Use Your Imagination
There are many herbs that delight our senses that may not be the first thing you think of when making scented candles. Lemon basil, pineapple sage, and apple mint come to mind. You can even experiment with flowers and plant leaves. Roses are popular, but what about tomatoes or witch hazel leaves?
You can make your herbal candles even more flavorful by adding other plants, too. You can bring a hint of the tropics by using a peel from fruits like orange, lemon, or lime. Or use eucalyptus for a spicier scent.
Spices like cinnamon and cardamom are classics, white cedar, pine, and vanilla are holiday favorites that work well with a variety of herbs.
There are a lot of different waxes out there for candle making. You want to choose a wax that is natural – like soy wax and beeswax – that won’t emit chemicals when you burn it. You can purchase organic options or make your own beeswax if you have hives.

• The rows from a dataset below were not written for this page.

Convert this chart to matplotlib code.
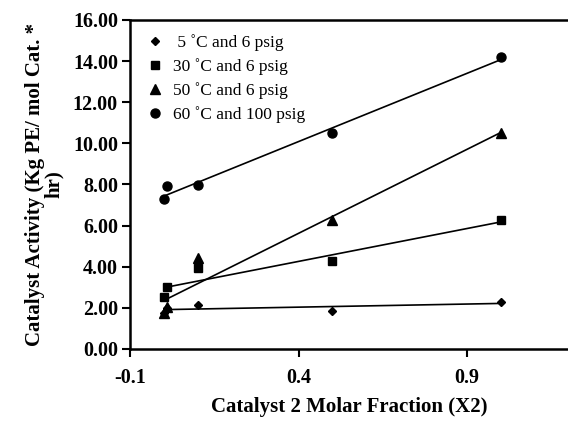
import numpy as np
import matplotlib
matplotlib.use("Agg")
import matplotlib.pyplot as plt

# Catalyst 2 molar fraction (X2) and catalyst activity for each condition
x_vals = [0.0, 0.01, 0.1, 0.5, 1.0]
act_5c = [1.75, 2.0, 2.15, 1.85, 2.3]
act_30c = [2.55, 3.0, 3.95, 4.3, 6.25]
act_50c = [1.75, 2.05, 4.4, 6.25, 10.5]
act_60c = [7.3, 7.9, 7.95, 10.5, 14.2]

labels = [" 5 \u02daC and 6 psig", "30 \u02daC and 6 psig",
          "50 \u02daC and 6 psig", "60 \u02daC and 100 psig"]
markers = ["D", "s", "^", "o"]
msizes = [4.5, 6, 6.5, 6.5]

plt.rcParams["font.family"] = ["Liberation Serif", "DejaVu Serif"]

fig = plt.figure(figsize=(5.68, 4.23), dpi=100)
ax = fig.add_axes([0.2296, 0.175, 0.7704, 0.778])

series = [act_5c, act_30c, act_50c, act_60c]
xs = np.array(x_vals)
for ys, lab, mk, ms in zip(series, labels, markers, msizes):
    ax.plot(xs, ys, linestyle="none", marker=mk, markersize=ms,
            color="black", label=lab)
    # linear trendline through the points
    k, b = np.polyfit(xs, ys, 1)
    ax.plot([xs.min(), xs.max()], [b, k * xs.max() + b], color="black", lw=1.2)

ax.set_xlim(-0.1, 1.2)
ax.set_ylim(0, 16)
ax.set_xticks([-0.1, 0.4, 0.9])
ax.set_xticklabels(["-0.1", "0.4", "0.9"])
ax.set_yticks(np.arange(0, 17, 2))
ax.set_yticklabels([f"{v:.2f}" for v in np.arange(0, 17, 2)])

for lbl in ax.get_xticklabels() + ax.get_yticklabels():
    lbl.set_fontweight("bold")
    lbl.set_fontsize(14.5)

ax.tick_params(direction="out", length=6, width=1.5, pad=3)
ax.tick_params(axis="x", pad=8)
for side in ["left", "bottom", "top"]:
    ax.spines[side].set_linewidth(1.8)
ax.spines["right"].set_visible(False)

ax.set_xlabel("Catalyst 2 Molar Fraction (X2)", fontsize=15,
              fontweight="bold", labelpad=6)
ax.set_ylabel("Catalyst Activity (Kg PE/ mol Cat. *\nhr)", fontsize=15,
              fontweight="bold", labelpad=6, linespacing=0.95)

ax.legend(loc="upper left", frameon=False, fontsize=12.5, handlelength=1.0,
          handletextpad=0.5, labelspacing=0.42, borderaxespad=0.4,
          bbox_to_anchor=(0.005, 1.0))

fig.savefig("out.png", dpi=100)
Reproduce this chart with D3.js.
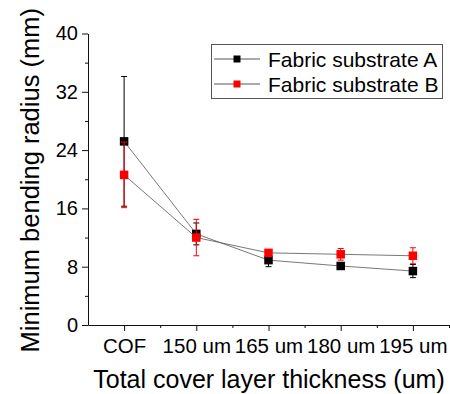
<!DOCTYPE html>
<html lang="en">
<head>
<meta charset="UTF-8">
<title>Minimum bending radius</title>
<script src="https://d3js.org/d3.v7.min.js"></script>
<style>
  body { margin: 0; background: #fff; }
  svg text { font-family: "Liberation Sans", Arial, sans-serif; fill: #000; }
</style>
</head>
<body>
<div class="chart"></div>
<script>
  // data
  const categories = ['COF', '150 um', '165 um', '180 um', '195 um']
  const seriesA = [25.2, 12.5, 8.9, 8.1, 7.4]
  const errA = [8.9, 1.5, 0.9, 0.4, 0.9]
  const seriesB = [20.6, 12.0, 9.9, 9.7, 9.5]
  const errB = [4.5, 2.5, 0.4, 0.8, 1.1]
  const yTicks = [0, 8, 16, 24, 32, 40]
  const yMinor = [4, 12, 20, 28, 36]
  const legendNames = ['Fabric substrate A', 'Fabric substrate B']

  const width = 450, height = 394
  const plotL = 88, plotR = 449, plotT = 33.5, plotB = 325

  const svg = d3.select('.chart').append('svg')
    .attr('width', width)
    .attr('height', height)

  const x = d3.scalePoint().domain(categories).range([plotL, plotR]).padding(0.5)
  const xEdge = d3.scaleLinear().domain([-0.5, categories.length - 0.5]).range([plotL, plotR])
  const y = d3.scaleLinear().domain([0, 40]).range([plotB, plotT])

  // minor ticks first
  svg.append('g')
    .attr('transform', `translate(${plotL},0)`)
    .call(d3.axisLeft(y).tickValues(yMinor).tickSize(3).tickFormat(''))
    .call(g => g.select('.domain').remove())
  svg.append('g')
    .attr('transform', `translate(0,${plotB})`)
    .call(d3.axisBottom(xEdge).tickValues([0.5, 1.5, 2.5, 3.5, 4.5]).tickSize(3).tickFormat(''))
    .call(g => g.select('.domain').remove())

  // y axis
  const yAxis = svg.append('g')
    .attr('transform', `translate(${plotL},0)`)
    .call(d3.axisLeft(y).tickValues(yTicks).tickSize(6).tickSizeOuter(0).tickPadding(4))
  yAxis.selectAll('text').style('font-size', '20px')

  // x axis
  const xAxis = svg.append('g')
    .attr('transform', `translate(0,${plotB})`)
    .call(d3.axisBottom(x).tickSize(6).tickSizeOuter(0).tickPadding(7))
  xAxis.selectAll('text').style('font-size', '20.5px')

  svg.selectAll('.domain, .tick line').attr('stroke', '#111').attr('stroke-width', 1)

  // axis titles
  svg.append('text')
    .attr('x', (plotL + plotR) / 2 + 0.5)
    .attr('y', 388)
    .attr('text-anchor', 'middle')
    .style('font-size', '25px')
    .text('Total cover layer thickness (um)')

  svg.append('text')
    .attr('transform', `translate(39,${(plotT + plotB) / 2 + 1}) rotate(-90)`)
    .attr('text-anchor', 'middle')
    .style('font-size', '25.5px')
    .text('Minimum bending radius (mm)')

  const series = [
    { name: legendNames[0], vals: seriesA, err: errA, color: '#000' },
    { name: legendNames[1], vals: seriesB, err: errB, color: '#f00' }
  ]

  const line = d3.line().x((d, i) => x(categories[i])).y(d => y(d))

  // connecting lines under the markers
  series.forEach(s => {
    svg.append('path')
      .datum(s.vals)
      .attr('d', line)
      .attr('fill', 'none')
      .attr('stroke', '#555')
      .attr('stroke-width', 0.8)
  })

  const msize = 8.5, cap = 6
  series.forEach(s => {
    const g = svg.append('g')
    const pts = s.vals.map((v, i) => ({ c: categories[i], v: v, e: s.err[i] }))

    g.selectAll('line.bar').data(pts).join('line')
      .attr('x1', d => x(d.c)).attr('x2', d => x(d.c))
      .attr('y1', d => y(d.v - d.e)).attr('y2', d => y(d.v + d.e))
      .attr('stroke', s.color).attr('stroke-width', 1)
    g.selectAll('line.capHi').data(pts).join('line')
      .attr('x1', d => x(d.c) - cap / 2).attr('x2', d => x(d.c) + cap / 2)
      .attr('y1', d => y(d.v + d.e)).attr('y2', d => y(d.v + d.e))
      .attr('stroke', s.color).attr('stroke-width', 1)
    g.selectAll('line.capLo').data(pts).join('line')
      .attr('x1', d => x(d.c) - cap / 2).attr('x2', d => x(d.c) + cap / 2)
      .attr('y1', d => y(d.v - d.e)).attr('y2', d => y(d.v - d.e))
      .attr('stroke', s.color).attr('stroke-width', 1)

    g.selectAll('rect').data(pts).join('rect')
      .attr('x', d => x(d.c) - msize / 2)
      .attr('y', d => y(d.v) - msize / 2)
      .attr('width', msize)
      .attr('height', msize)
      .attr('fill', s.color)
  })

  // legend
  const legend = svg.append('g')
  legend.append('rect')
    .attr('x', 211.5).attr('y', 44.5)
    .attr('width', 231).attr('height', 54)
    .attr('fill', '#fff')
    .attr('stroke', '#555')
    .attr('stroke-width', 1)

  const items = legend.selectAll('g.item').data(series).join('g')
    .attr('transform', (d, i) => `translate(0,${59 + i * 25})`)
  items.append('line')
    .attr('x1', 214).attr('x2', 260)
    .attr('y1', 0).attr('y2', 0)
    .attr('stroke', '#555').attr('stroke-width', 1)
  items.append('rect')
    .attr('x', 237 - 3.5).attr('y', -3.5)
    .attr('width', 7).attr('height', 7)
    .attr('fill', d => d.color)
  items.append('text')
    .attr('x', 268)
    .attr('y', 7.5)
    .style('font-size', '21px')
    .text(d => d.name)
</script>
</body>
</html>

Paraffin wax is cheap – but dirty. Paraffin is a by-product of the oil industry. Studies have shown that it emits harmful substances such as toluene and benzene. These two chemicals have been linked to respiratory illnesses.
When I first started making candles I thought any piece of yarn or string would do as my candlewick. Not so. The wick has an important job and you want it to burn clean without making smoke.
There are many types of wicks. Some wicks are a single strand and some are braided. Most wicks are round, but square wicks are popular with people who use beeswax. It’s important to size your wick for the jar you plan to use. There are a variety of online guides to help you match the wick to the jar.